Pressure model and scaling laws in jammed bidisperse granular packings

This investigation delves into the scaling laws governing pressure and key mean variables throughout the first and second jamming transitions previously observed in asymmetric bidisperse granular packings. Motivated by a theoretical model integrating crucial parameters—size ratio, \(\delta\), concentration of small particles, \(X_{\mathrm{S}}\), packing fraction, \(\phi\), mean contact number, \(\langle Z \rangle\), mean overlap, \(\langle \alpha ^{c}_{n} \rangle\), and mean branch vector length \(\langle \ell ^{c}_{n} \rangle\)—we employ molecular dynamics simulations to validate the model. Our findings reveal a non-linear relationship between pressure and \(\phi\) stemming from the dynamic interaction of mean variables with \(\phi\) during compression. Regardless of \(X_{\mathrm{S}}\) for δ = 0.73, the scaling exponent \(c_{Z}\) characterizing \(\langle Z \rangle\) with \(\phi\) consistently approximates 0.5, holding true for δ = 0.73 and high \(X_{\mathrm{S}}\) values. Intriguingly, for δ = 0.15 and low \(X_{\mathrm{S}}\), where the two jamming transitions are observed, \(c_{Z}\) exhibits distinct values. At the first transition, where large particles jam, \(c_{Z}\) slightly exceeds 0.5, while it diminishes to approximately 0.3 at the second transition following the jamming of small particles.
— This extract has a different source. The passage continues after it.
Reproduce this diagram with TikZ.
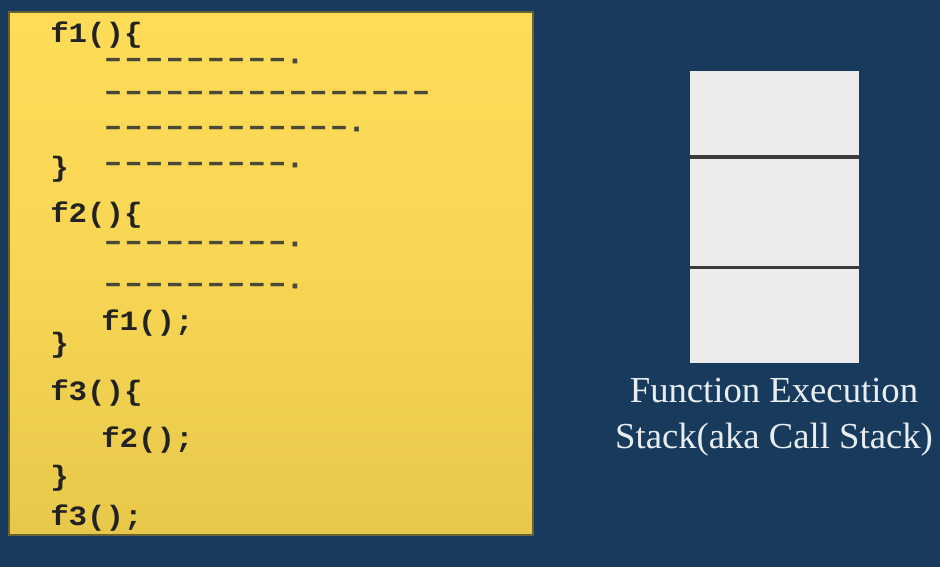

Additionally, the exponents associated with the scaling of \(\langle \alpha ^{c}_{n} \rangle\) and \(\langle \ell ^{c}_{n} \rangle\) with \(\phi\) consistently converge around \(c_{\alpha } = c_{\ell } \sim 0.92\) varying with changes in \(X_{\mathrm{S}}\) and \(\delta\). Moreover, the pressure model aligns seamlessly with simulation trends, exhibiting a consistent exponent around \(c_{p} \sim 1.1\)–1.3 throughout the first and second jamming transitions. These results offer valuable insights into the compression behavior of highly asymmetric bidisperse packings, emphasizing the substantial influence of \(\delta\) and \(X_{\mathrm{S}}\) on the system’s macroscopic properties.